O Código Civil mantém antiga regra, anterior ao advento do direito ambiental, autorizativa do corte das raízes e ramos de árvores que ultrapassem o limite do imóvel, pressupondo-se a existência de dano ou risco de dano para o imóvel vizinho. O corte da raiz ou das raízes, que assim ultrapassam os limites, pelo titular do terreno invadido, pode acarretar a morte do vegetal, mas essa é uma possível consequência que a lei desconsidera. A norma legal alude a ramos e raízes, não se admitindo o corte do tronco ou parte do tronco. O vizinho tem direito de se apropriar dos galhos e raízes que cortar, sem necessidade de justificar ou alegar dano. Tem sido decidido ser dispensável o pedido de autorização judicial para fazer o corte, que já é dada por lei. O direito ao corte dos galhos e raízes não é admitido por algumas legislações estrangeiras e outras o condicionam à prova de que são prejudiciais.

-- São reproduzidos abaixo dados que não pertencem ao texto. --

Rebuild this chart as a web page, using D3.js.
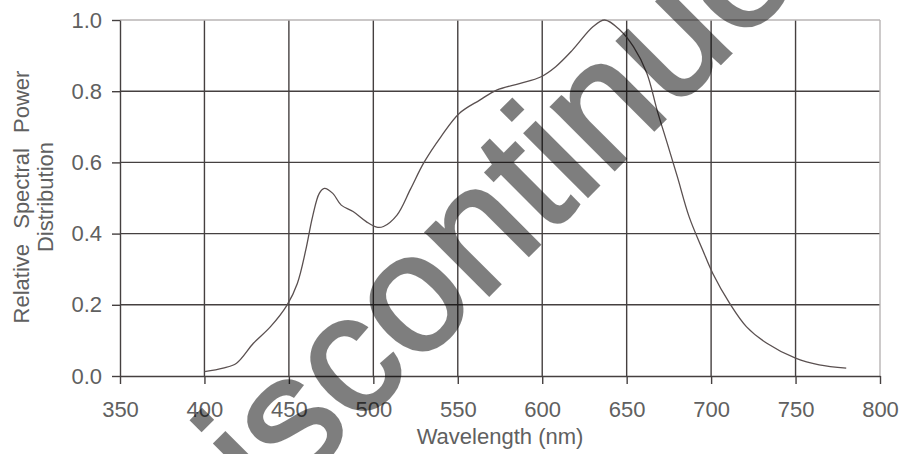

Com relação aos frutos, os que estão pendentes não podem ser colhidos pelo titular do terreno sobre o qual parte da árvore se projeta; o dono da árvore pode colhê-los, se for possível fazê-lo a partir de seu próprio imóvel. Porém, os frutos que caírem sobre o terreno vizinho passam a pertencer ao titular deste, que livremente os pode recolher e dar o destino que pretender. O fato do pertencimento é a queda sobre o terreno do vizinho. Nesse sentido, Pontes de Miranda7: o direito de propriedade, no caso dos frutos caídos, não é oriundo do direito de apropriação, mas de fato jurídico stricto sensu, tal como acontece com a propriedade dos frutos da árvore que caem. A queda dos frutos é natural, não pode ser provocada, tal como sacudir os galhos ou a árvore.
Para Serpa Lopes8, a solução do direito brasileiro é contrária à doutrina romanista, consistente em manter no dono da árvore a propriedade dos frutos, mesmo quando caídos além dos limites de sua propriedade. Os romanos entendiam que o dono da árvore tinha o direito de colher e recolher os frutos que se encontrassem no terreno do vizinho. O Código Civil português prevê, igualmente, o direito à apanha dos frutos, que pode ser exigível contra o vizinho, sendo responsável pelo prejuízo que causar. A norma do Código Civil brasileiro alude apenas ao vizinho particular; assim, se os frutos caírem em terreno pertencente ao domínio público, eles continuam na titularidade do dono da árvore, que os pode recolher.